Tina liest: „Kaiserband“ von Tanja Rast
„Kaiserband“ von Tanja Rast ist der Auftaktroman der neuen Reihe „Der Schöne und das Biest“ des Autor*innenkollektivs „Die Uferlosen“. Wie schon in der vorangegangenen Reihe „Seelengefährten“ werden sich verschiedene Autor*innen mit dem Thema „Der Schöne und das Biest“ beschäftigen – angelehnt an das bekannte Märchen und doch vollkommen anders.
Kaiserband erzählt die Geschichte des blutjungen Kaisers Calino, der von seinem Onkel schon von Kindesbeinen an für den Thron vorbereitet wurde – allerdings in einer Weise, die eher dem Onkel selbst zugutekommt, als dem Kaiser selbst oder dessen Reich. Calino badet im Sonnenlicht von Reichtum und Ruhm, ist es gewöhnt, dass er alles, wonach er die Hand ausstreckt, umgehend bekommt, und bezieht das nicht nur auf Gegenstände, sondern auch auf Menschen.
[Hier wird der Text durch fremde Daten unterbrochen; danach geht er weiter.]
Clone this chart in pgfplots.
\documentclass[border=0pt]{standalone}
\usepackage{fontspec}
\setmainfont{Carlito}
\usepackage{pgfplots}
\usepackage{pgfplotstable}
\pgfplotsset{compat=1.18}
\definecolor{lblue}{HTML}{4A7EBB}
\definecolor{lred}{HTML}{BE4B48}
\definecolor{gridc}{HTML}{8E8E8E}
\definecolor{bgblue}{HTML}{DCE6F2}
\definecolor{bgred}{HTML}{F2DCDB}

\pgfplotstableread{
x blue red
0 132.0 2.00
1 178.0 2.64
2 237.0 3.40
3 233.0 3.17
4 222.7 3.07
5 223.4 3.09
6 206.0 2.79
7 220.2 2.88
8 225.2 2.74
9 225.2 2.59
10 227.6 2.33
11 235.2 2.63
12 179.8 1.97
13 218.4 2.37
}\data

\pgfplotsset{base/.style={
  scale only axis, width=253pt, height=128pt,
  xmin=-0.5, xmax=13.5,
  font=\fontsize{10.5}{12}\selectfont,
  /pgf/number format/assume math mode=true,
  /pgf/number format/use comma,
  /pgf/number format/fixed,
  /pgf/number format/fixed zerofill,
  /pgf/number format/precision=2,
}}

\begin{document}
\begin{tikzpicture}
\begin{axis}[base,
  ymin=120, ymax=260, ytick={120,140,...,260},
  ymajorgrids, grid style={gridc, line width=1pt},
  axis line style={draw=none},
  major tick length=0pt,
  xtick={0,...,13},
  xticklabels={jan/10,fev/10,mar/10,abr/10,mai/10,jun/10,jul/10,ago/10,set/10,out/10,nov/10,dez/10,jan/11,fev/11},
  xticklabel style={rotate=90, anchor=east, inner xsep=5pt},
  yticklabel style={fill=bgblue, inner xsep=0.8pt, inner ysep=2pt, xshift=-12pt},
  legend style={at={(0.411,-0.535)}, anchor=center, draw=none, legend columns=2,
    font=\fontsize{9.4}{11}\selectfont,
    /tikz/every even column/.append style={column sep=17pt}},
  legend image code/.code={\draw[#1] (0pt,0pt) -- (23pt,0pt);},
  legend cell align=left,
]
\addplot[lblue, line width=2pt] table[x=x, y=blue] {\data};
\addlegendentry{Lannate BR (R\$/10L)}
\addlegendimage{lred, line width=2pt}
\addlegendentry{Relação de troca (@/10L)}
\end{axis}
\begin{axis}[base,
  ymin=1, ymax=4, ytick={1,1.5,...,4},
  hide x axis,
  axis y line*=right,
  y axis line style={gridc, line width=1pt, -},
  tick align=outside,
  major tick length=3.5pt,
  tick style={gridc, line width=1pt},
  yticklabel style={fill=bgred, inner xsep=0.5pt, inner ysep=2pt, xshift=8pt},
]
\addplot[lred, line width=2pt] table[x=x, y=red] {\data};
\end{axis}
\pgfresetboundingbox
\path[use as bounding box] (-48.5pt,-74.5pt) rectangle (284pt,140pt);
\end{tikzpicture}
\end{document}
Neuestes Objekt seiner Begierde ist Arenakämpfer Borean, der in der Arena gelandet ist, um einem Todesurteil zu entgehen.
Als Calino beginnt, ihn mit Geschenken zu überhäufen und auf seine ganz eigene Calino-Art um ihn zu werben, führt das bei Borean eher zu unangenehmer als zu aufregend prickelnder Gänsehaut. Als Borean in der Arena verwundet und auf Calinos Befehl hin in den Palast gebracht wird, kann sich der Arenakämpfer Calinos Annäherungsversuchen nicht mehr entziehen – und fühlt sich in die Enge getrieben wie ein Tier.
Denn Calino wirbt nicht. Calino stellt Borean auf einen Sockel, bewundert ihn, überhäuft ihn mit Rosen, Süßigkeiten und Schmuck und will nichts anderes, als diesen wunderbaren Mann in sein Bett bekommen. Borean fühlt sich alles andere als umworben, und sieht bald nur noch einen Ausweg, um Calino zu entkommen. Erst, als es schon beinahe zu spät ist und Calino Borean beinahe verliert, lernt der junge Kaiser, dass er einen schwerwiegenden Fehler gemacht hat.
Kaiserband beginnt als Roman einer toxischen Beziehung. Dabei beschönigt und romantisiert die Autorin nichts und schildert in bildgewaltiger Sprache Boreans Widerwillen gegen die Annäherungsversuche des Kaisers und zeigt in einer so unter die Haut gehenden Weise Boreans Gefühle, dass ich beim Lesen mehr als nur einmal Ekelschauer und Mitgefühl für den großen Krieger spürte. Erst als Calino erkennt, wie sehr seine Art zu werben Borean in die Enge getrieben hat, beginnt er langsam, sich zu verändern, zu lernen und einzusehen, dass das, was er für Liebe gehalten hat, nichts als Begehren gewesen ist. Aus der zarten, sich auf der neuen Basis von gegenseitigem Respekt, Mitgefühl und Verständnis aufbauenden Freundschaft wird am Ende die Liebe, die Calino sich immer gewünscht hat.
Dass die beiden ungleichen Männer schließlich ihr Glück finden und Calino sich gegen seinen intriganten Onkel stellen kann, verdanken sie nicht zuletzt einer wunderbaren starken Frauenfigur: der Kaiserin Atisa, die von Calino ein Kind erwartet und von ihrem eigenen Vater zu einer pragmatisch und strategisch denkenden, selbstbewussten Frau erzogen wurde. Atisa ist für Borean ein Licht in der Dunkelheit und für Calino der Anker, den der bisexuelle Kaiser dringend braucht – und die Dreiecksbeziehung, die Kaiser, Kaiserin und Kämpfer am Ende verbindet, hat mich als Leserin ausgesprochen zufrieden zurückgelassen.
Kaiserband ist ein regenbogenbunter Roman, der ohne explizite Sexszenen dennoch knistert und eine zu Anfang extrem toxische Beziehung als genau das schildert: als eine toxische Beziehung, an der nichts romantisch ist. Ich bin froh über diesen Roman und seine Botschaft und vergebe volle 5 Sterne. Und das nur, weil es keine sechs gibt.